A Pash for Pashminas

Last night, Anna and I went to the cinema.

As we sank into the giant, marshmallow-like seats and broke into our bags of pick ‘n’ mix with the unashamed ambition of finishing them before the main attraction (no mean feat given we’d arrived fifteen minutes into the ads) I clutched my cup of hot, overpriced tea and allowed myself to hope that ‘How to be Single’ would be the ‘Bridget Jones’ for a new generation.

Forty five minutes later, my tea was drunk and my blood levels spiking dangerously with all the strawberry cable and chocolate brazils coursing through my veins.

More immediately, my temperature was dropping. The thing about these twenty-first century cinemas is that not only could you fit most of the England rugby team comfortably in one seat, but the air con is zealous, bordering on the utterly furious.

I felt movement to my right. Anna was caught up in the cool air current too. As one we reached into our bags and pulled out the Emergency Pashminas – hers a shade of Morroccan Camel, mine Brilliant White. Wrapping them around us, we made it to the end of Dakota Johnson’s unlikely journey through singledom with the threat of imminent hypothermia staved off. (‘Bridget Jones’ it wasn’t.)

Twenty five years ago, the temperature in cinemas wasn’t a thing, or if it was, I never noticed.

Generally speaking, if things got a little chilly in the flicks, I’d snuggle into the unwashed warmth of my boyfriend’s knitwear, or, if I was watching at the Regal in Leamington Spa, I’d simply light another cig and cup my hands over its glowing end. Happy days.

Back then, a trip to the flicks throbbed with the potential for some intimate post-movie analysis over a bottle of wine, starting with the plot and ending somewhere near the navel.

These days, the apres-pic is all about inputting confectionery-based based calories into My Fitness Pal and turning the heater in the car up to full blast.

Knowing that I am not alone in the Emergency Pashmina department has given me confidence. Last summer we hosted a Spanish student for a long weekend.

Probably on Sundays in Barcelona he’d be kicking a ball around on a beach in his shorts or sitting at a street cafe drinking a carafe of something pretty in the company of olive skinned young women in strappy sandals.

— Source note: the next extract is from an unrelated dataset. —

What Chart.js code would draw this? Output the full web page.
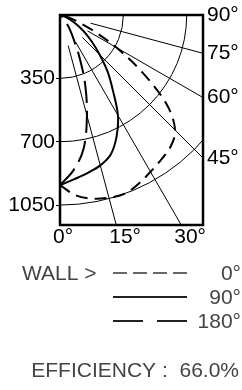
<!DOCTYPE html>
<html><head><meta charset="utf-8">
<style>html,body{margin:0;padding:0;background:#fff;}canvas{display:block;}</style>
<script src="https://cdn.jsdelivr.net/npm/chart.js@4/dist/chart.umd.min.js"></script>
</head><body>
<canvas id="c" width="242" height="390"></canvas>
<script>
// ---- data (candela per angle from nadir, 5° steps) ----
const angles  = [0,5,10,15,20,25,30,35,40,45,50,55,60,65,70,75,80,85,90];
const wall0   = [940,1000,1030,1045,1050,1028,1000,975,950,900,770,560,360,195,95,45,20,5,0];
const wall90  = [940,910,885,860,820,740,640,510,410,310,230,165,110,65,35,15,5,0,0];
const wall180 = [940,860,750,575,405,250,145,90,50,30,15,5,0,0,0,0,0,0,0];
const planeLabels = ['0°','90°','180°'];
const ringValues = [350,700,1050];
const rayAngles = [15,30,45,60,75,90];
const bottomAngles = [0,15,30];
const bottomAngleLabels = ['0°','15°','30°'];
const sideAngles = [90,75,60,45];
const sideAngleLabels = ['90°','75°','60°','45°'];
const legendTitle = 'WALL >';
const efficiencyText = 'EFFICIENCY :  66.0%';

const XMAX = 790, YMAX = 1160;
const RAD = Math.PI/180;
const FONT = 'Liberation Sans, Arial, sans-serif';

function toPoints(vals){
  return angles.map((a,i)=>({x: vals[i]*Math.sin(a*RAD), y: vals[i]*Math.cos(a*RAD)}));
}

const gridPlugin = {
  id:'polarGrid',
  beforeDatasetsDraw(chart){
    const {ctx, chartArea:a, scales:{x,y}} = chart;
    const ox = x.getPixelForValue(0), oy = y.getPixelForValue(0);
    const k = (x.getPixelForValue(1000)-ox)/1000;
    ctx.save();
    ctx.beginPath(); ctx.rect(a.left,a.top,a.right-a.left,a.bottom-a.top); ctx.clip();
    ctx.strokeStyle='#000'; ctx.lineWidth=1;
    ringValues.forEach(v=>{ctx.beginPath();ctx.arc(ox,oy,v*k,0,Math.PI/2);ctx.stroke();});
    rayAngles.forEach(t=>{
      const s=Math.sin(t*RAD), c=Math.cos(t*RAD);
      ctx.beginPath();
      ctx.moveTo(ox+175*k*s, oy+175*k*c);
      ctx.lineTo(ox+3000*k*s, oy+3000*k*c);
      ctx.stroke();
    });
    ctx.restore();
  },
  afterDatasetsDraw(chart){
    const {ctx, chartArea:a} = chart;
    ctx.save(); ctx.strokeStyle='#000'; ctx.lineWidth=2.5;
    ctx.strokeRect(a.left,a.top,a.right-a.left,a.bottom-a.top);
    ctx.restore();
  },
  afterDraw(chart){
    const ctx = chart.ctx;
    ctx.save();
    ctx.font = '21px '+FONT; ctx.fillStyle='#444'; ctx.textBaseline='middle';
    ctx.textAlign='left'; ctx.fillText(legendTitle,22,274);
    const rowsY=[273,297,321], dashes=[[14,6],[],[30,14]], cols=['#666','#222','#222'];
    rowsY.forEach((yy,i)=>{
      ctx.strokeStyle=cols[i]; ctx.lineWidth=2; ctx.setLineDash(dashes[i]);
      ctx.beginPath(); ctx.moveTo(113,yy); ctx.lineTo(187,yy); ctx.stroke();
      ctx.textAlign='right'; ctx.fillText(chart.data.datasets[i].label,241,yy+1);
    });
    ctx.setLineDash([]);
    ctx.textAlign='right'; ctx.fillText(efficiencyText,239,371);
    ctx.restore();
  }
};

const tickFont = {family:FONT, size:21, lineHeight:1};

new Chart(document.getElementById('c'),{
  type:'scatter',
  data:{datasets:[
    {label:planeLabels[0], data:toPoints(wall0), borderColor:'#000', borderWidth:2, borderDash:[12,7], showLine:true, pointRadius:0, tension:0.35},
    {label:planeLabels[1], data:toPoints(wall90), borderColor:'#000', borderWidth:2, showLine:true, pointRadius:0, tension:0.35},
    {label:planeLabels[2], data:toPoints(wall180), borderColor:'#000', borderWidth:2, borderDash:[22,8], showLine:true, pointRadius:0, tension:0.35}
  ]},
  options:{
    responsive:false, animation:false, devicePixelRatio:1,
    layout:{padding:{top:15,left:0,right:0,bottom:0}},
    plugins:{legend:{display:false}, tooltip:{enabled:false}, title:{display:false}},
    scales:{
      x:{type:'linear', position:'bottom', min:0, max:XMAX,
        afterBuildTicks:s=>{s.ticks=bottomAngles.map(t=>({value:YMAX*Math.tan(t*RAD)}));},
        afterFit:s=>{s.height=165;},
        grid:{display:true, drawOnChartArea:false, drawTicks:false}, border:{display:false},
        ticks:{autoSkip:false, maxRotation:0, align:'start', labelOffset:-7, padding:2, color:'#000', font:tickFont,
          callback:(v,i)=>bottomAngleLabels[i]}},
      y:{type:'linear', position:'left', reverse:true, min:0, max:YMAX,
        afterBuildTicks:s=>{s.ticks=ringValues.map(v=>({value:v}));},
        afterFit:s=>{s.width=60;},
        grid:{display:true, drawOnChartArea:false, drawTicks:true, tickLength:4, color:'#000', lineWidth:1},
        border:{display:false},
        ticks:{padding:1, color:'#000', font:tickFont, callback:v=>String(v)}},
      y2:{type:'linear', position:'right', reverse:true, min:0, max:YMAX,
        afterBuildTicks:s=>{s.ticks=sideAngles.map(t=>({value:XMAX*Math.cos(t*RAD)/Math.sin(t*RAD)}));},
        afterFit:s=>{s.width=39;},
        grid:{display:true, drawOnChartArea:false, drawTicks:false}, border:{display:false},
        ticks:{padding:4, crossAlign:'near', color:'#000', font:tickFont, callback:(v,i)=>sideAngleLabels[i]}}
    }
  },
  plugins:[gridPlugin]
});
</script>
</body></html>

In the UK our options, already squeezed by the thickening cloud with its potential for rain, amounted to FIFA 15 with the broken joystick (if that’s what it’s called) or Yeovil Cineworld.

“Come and see ‘The Riot Club’ with me,” I said, “it’ll give you an insight into the British class system. We can tell your parents it was educational.” Of course, my own children had no interest in discovering more about the British class system; “We’re victims of it!” They announced as I tried and failed to persuade them to accompany me and Marco.

So on a grey summer’s day I stepped out in my sandals and crossed a wide expanse of car park to lead my charge into a cavernous temple strewn with popcorn.

It felt strange for two reasons. First, it was 11am on a Sunday morning, and second, I was going to the pictures with a young man of 18; just the two of us. Weird.

I bought my ritual tea and pick’n’mix and we went into Screen Three. Once in, Marco settled himself into one enormous seat and I into another.

Because it was June, which anywhere else in the Northern hemisphere would suggest ‘Summer’, I suppose the manager turned up the air con. He really had no need. My Spanish companion, in T shirt and tattoo seemed unperturbed; I, on the other hand, had already had the heads up from my nipples that the temperature was practically sub-zero.

Fortunately I had come prepared, because I am knocking on in years and I know what I need. Out came the Emergency Pashmina and out came the bed socks. Marco looked at me and frowned fleetingly. Like it never gets chilly in Barcelona?

Bed socks and pashminas; that’s class.